Can you set down, exactly as they appear below, the lines from the opening of the material through the one bearing "0.8, 0.9, 2.0];", minus the pictures?

**Recorded data:**
+++++
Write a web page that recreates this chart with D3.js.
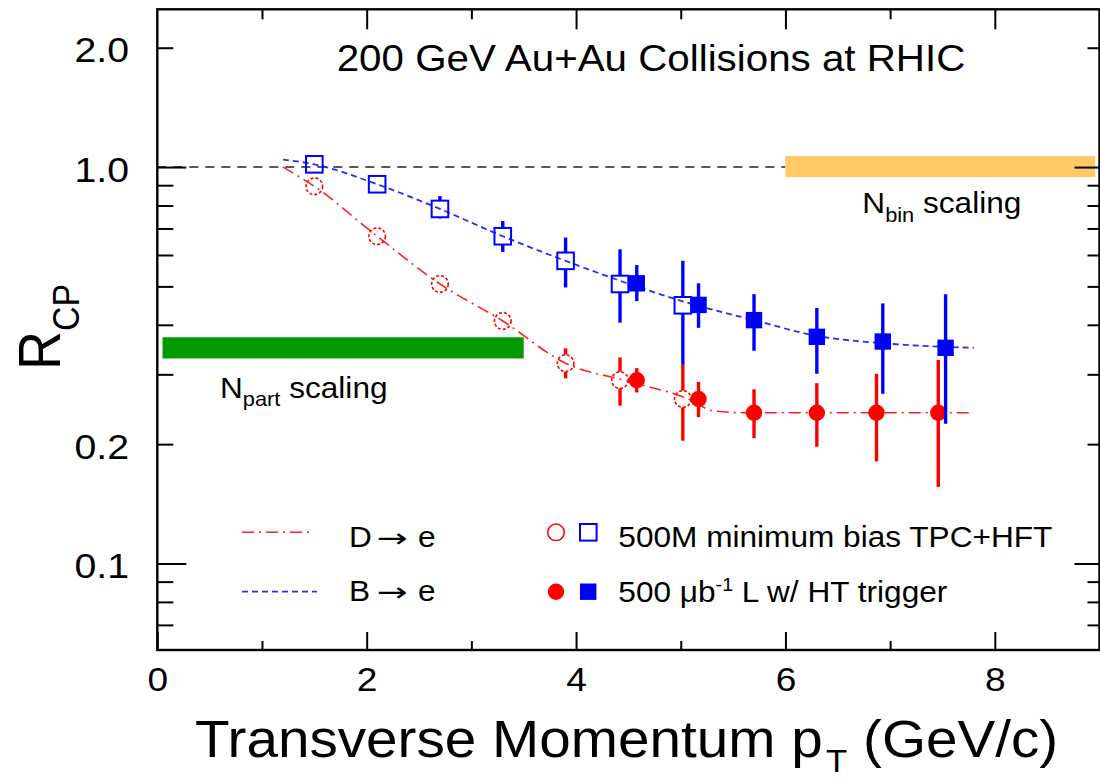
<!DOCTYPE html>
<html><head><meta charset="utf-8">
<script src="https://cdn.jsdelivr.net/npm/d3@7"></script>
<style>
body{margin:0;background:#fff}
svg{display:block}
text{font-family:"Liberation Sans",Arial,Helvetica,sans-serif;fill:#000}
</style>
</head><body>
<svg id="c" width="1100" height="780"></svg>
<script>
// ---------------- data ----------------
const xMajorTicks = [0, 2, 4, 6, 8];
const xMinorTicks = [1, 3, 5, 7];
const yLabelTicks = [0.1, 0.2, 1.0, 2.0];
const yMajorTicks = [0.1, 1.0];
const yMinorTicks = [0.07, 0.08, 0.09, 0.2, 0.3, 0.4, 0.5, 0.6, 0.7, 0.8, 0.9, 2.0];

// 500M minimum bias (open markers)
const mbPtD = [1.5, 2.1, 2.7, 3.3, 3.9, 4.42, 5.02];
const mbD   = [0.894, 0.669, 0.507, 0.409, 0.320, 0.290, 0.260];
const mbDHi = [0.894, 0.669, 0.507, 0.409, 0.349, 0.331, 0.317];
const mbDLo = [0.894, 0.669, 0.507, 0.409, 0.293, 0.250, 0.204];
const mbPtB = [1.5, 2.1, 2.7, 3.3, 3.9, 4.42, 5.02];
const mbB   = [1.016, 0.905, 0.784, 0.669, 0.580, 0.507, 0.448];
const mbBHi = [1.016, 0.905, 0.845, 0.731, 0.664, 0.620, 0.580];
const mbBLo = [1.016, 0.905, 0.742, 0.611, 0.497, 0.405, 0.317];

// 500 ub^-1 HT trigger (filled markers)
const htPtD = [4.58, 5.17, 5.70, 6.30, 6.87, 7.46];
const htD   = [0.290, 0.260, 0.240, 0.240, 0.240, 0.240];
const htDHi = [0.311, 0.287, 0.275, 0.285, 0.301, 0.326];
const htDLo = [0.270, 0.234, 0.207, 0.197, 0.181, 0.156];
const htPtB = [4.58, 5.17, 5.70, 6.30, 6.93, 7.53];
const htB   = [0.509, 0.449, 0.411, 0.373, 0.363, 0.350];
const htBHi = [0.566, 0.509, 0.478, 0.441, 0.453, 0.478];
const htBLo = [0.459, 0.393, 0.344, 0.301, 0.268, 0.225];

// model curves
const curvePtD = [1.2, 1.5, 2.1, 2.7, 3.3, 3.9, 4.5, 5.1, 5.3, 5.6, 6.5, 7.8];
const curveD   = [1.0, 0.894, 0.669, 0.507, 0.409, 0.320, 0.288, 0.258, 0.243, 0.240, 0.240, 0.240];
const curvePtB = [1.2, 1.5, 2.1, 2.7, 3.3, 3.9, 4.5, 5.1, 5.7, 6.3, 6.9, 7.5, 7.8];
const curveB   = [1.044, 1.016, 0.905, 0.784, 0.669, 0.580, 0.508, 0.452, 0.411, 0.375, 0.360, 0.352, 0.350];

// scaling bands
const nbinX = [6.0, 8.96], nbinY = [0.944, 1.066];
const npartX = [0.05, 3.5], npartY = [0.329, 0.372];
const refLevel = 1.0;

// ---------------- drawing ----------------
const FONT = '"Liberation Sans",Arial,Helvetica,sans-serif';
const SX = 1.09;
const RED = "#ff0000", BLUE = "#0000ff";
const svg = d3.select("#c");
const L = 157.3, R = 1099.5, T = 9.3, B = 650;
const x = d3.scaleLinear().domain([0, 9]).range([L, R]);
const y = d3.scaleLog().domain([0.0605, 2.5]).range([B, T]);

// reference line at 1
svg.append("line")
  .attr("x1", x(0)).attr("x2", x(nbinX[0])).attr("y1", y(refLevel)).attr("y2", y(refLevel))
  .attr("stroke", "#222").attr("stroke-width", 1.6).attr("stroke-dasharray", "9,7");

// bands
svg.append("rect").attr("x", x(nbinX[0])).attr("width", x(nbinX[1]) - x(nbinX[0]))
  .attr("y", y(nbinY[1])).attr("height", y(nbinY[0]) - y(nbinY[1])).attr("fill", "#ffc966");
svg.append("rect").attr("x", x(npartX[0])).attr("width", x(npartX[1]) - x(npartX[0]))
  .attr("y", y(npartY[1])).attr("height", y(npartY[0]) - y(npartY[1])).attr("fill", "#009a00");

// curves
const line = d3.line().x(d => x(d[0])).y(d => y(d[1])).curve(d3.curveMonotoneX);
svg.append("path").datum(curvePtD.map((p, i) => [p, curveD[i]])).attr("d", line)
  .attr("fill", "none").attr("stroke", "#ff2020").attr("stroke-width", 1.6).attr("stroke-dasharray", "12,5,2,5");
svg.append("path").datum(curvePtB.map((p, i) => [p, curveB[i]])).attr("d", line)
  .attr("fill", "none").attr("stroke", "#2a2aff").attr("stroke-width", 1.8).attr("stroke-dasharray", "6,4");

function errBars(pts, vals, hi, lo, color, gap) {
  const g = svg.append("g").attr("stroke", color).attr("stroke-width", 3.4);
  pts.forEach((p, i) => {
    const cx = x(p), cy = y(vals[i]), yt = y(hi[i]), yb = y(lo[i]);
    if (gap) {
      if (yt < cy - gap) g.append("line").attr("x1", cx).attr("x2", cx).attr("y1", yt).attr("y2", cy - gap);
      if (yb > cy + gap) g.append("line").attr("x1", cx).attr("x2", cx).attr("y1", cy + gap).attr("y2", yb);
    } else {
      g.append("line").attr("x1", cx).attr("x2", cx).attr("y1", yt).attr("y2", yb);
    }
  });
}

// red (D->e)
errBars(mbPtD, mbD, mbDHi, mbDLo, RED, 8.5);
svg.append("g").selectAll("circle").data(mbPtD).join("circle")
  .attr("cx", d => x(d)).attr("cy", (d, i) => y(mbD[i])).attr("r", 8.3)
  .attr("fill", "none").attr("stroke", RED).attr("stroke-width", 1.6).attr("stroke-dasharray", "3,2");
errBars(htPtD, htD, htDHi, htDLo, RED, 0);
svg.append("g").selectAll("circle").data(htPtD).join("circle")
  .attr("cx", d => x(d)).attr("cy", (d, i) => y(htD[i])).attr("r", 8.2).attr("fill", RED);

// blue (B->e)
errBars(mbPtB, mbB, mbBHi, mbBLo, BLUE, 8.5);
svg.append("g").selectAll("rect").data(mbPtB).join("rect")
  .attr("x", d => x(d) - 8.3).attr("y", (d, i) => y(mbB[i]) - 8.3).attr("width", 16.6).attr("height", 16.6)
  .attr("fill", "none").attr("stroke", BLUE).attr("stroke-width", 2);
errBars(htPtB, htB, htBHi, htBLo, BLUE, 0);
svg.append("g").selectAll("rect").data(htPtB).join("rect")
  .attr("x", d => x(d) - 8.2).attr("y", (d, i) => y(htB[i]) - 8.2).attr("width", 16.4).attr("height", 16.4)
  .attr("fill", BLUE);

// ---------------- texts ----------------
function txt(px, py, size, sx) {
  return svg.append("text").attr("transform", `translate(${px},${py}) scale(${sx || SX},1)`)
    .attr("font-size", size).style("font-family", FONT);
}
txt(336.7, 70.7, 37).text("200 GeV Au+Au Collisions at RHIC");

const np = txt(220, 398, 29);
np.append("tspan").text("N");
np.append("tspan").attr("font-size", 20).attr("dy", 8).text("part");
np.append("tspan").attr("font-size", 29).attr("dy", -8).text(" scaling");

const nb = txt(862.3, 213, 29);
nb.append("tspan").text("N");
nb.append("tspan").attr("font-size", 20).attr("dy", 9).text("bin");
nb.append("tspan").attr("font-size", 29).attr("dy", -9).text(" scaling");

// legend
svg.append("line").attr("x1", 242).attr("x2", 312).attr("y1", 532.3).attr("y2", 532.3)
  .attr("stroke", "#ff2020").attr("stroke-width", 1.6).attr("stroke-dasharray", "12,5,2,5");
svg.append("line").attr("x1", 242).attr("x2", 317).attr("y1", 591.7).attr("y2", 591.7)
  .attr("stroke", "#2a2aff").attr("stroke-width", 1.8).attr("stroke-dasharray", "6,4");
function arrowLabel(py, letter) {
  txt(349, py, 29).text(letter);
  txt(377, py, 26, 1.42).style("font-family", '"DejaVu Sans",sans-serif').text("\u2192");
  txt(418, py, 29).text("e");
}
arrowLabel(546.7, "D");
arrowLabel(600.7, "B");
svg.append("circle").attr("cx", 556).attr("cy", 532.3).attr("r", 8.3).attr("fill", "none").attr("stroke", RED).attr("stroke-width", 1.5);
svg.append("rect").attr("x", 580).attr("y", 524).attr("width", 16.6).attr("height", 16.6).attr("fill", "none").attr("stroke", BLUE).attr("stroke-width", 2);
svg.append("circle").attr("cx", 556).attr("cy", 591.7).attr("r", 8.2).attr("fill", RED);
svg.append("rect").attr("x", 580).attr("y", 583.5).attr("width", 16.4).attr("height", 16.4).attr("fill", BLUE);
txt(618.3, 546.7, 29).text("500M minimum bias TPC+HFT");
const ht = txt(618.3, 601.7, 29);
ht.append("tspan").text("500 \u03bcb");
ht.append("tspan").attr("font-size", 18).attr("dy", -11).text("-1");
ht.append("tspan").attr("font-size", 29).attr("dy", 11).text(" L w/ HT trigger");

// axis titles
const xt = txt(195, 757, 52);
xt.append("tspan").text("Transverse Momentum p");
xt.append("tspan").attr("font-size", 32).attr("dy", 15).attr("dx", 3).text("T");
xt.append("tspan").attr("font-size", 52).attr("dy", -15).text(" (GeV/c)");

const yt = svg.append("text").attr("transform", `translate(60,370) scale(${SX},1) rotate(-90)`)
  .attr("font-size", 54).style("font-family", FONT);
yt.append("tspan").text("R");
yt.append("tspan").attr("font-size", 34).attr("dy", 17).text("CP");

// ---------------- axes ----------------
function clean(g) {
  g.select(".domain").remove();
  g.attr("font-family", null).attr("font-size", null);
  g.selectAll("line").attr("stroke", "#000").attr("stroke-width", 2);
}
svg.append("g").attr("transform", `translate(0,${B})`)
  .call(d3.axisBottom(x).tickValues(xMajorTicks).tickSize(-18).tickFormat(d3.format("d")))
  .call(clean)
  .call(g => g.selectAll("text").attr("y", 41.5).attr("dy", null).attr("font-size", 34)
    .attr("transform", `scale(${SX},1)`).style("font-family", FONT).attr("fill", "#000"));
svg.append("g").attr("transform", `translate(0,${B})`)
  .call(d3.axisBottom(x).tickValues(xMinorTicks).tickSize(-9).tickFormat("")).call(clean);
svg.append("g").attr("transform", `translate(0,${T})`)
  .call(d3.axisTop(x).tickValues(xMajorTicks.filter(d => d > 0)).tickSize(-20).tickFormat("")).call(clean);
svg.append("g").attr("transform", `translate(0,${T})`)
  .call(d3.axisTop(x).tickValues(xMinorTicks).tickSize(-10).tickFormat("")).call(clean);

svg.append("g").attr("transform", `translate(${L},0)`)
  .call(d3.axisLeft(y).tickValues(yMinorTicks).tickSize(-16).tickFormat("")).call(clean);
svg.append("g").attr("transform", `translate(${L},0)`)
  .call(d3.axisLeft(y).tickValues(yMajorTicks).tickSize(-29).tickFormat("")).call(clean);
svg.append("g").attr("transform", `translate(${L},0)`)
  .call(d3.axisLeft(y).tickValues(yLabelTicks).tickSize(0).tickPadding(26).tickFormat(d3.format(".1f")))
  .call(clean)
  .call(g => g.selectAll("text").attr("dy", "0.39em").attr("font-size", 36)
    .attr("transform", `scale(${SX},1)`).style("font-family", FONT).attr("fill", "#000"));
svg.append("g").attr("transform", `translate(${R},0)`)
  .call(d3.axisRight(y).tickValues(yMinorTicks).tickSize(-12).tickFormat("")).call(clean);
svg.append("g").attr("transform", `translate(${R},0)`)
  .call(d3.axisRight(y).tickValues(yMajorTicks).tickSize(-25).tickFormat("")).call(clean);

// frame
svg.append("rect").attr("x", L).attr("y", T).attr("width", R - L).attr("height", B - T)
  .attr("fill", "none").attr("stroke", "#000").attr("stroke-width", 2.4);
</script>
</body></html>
+++++
**Correct response:**
Write a web page that recreates this chart with D3.js.
<!DOCTYPE html>
<html><head><meta charset="utf-8">
<script src="https://cdn.jsdelivr.net/npm/d3@7"></script>
<style>
body{margin:0;background:#fff}
svg{display:block}
text{font-family:"Liberation Sans",Arial,Helvetica,sans-serif;fill:#000}
</style>
</head><body>
<svg id="c" width="1100" height="780"></svg>
<script>
// ---------------- data ----------------
const xMajorTicks = [0, 2, 4, 6, 8];
const xMinorTicks = [1, 3, 5, 7];
const yLabelTicks = [0.1, 0.2, 1.0, 2.0];
const yMajorTicks = [0.1, 1.0];
const yMinorTicks = [0.07, 0.08, 0.09, 0.2, 0.3, 0.4, 0.5, 0.6, 0.7, 0.8, 0.9, 2.0];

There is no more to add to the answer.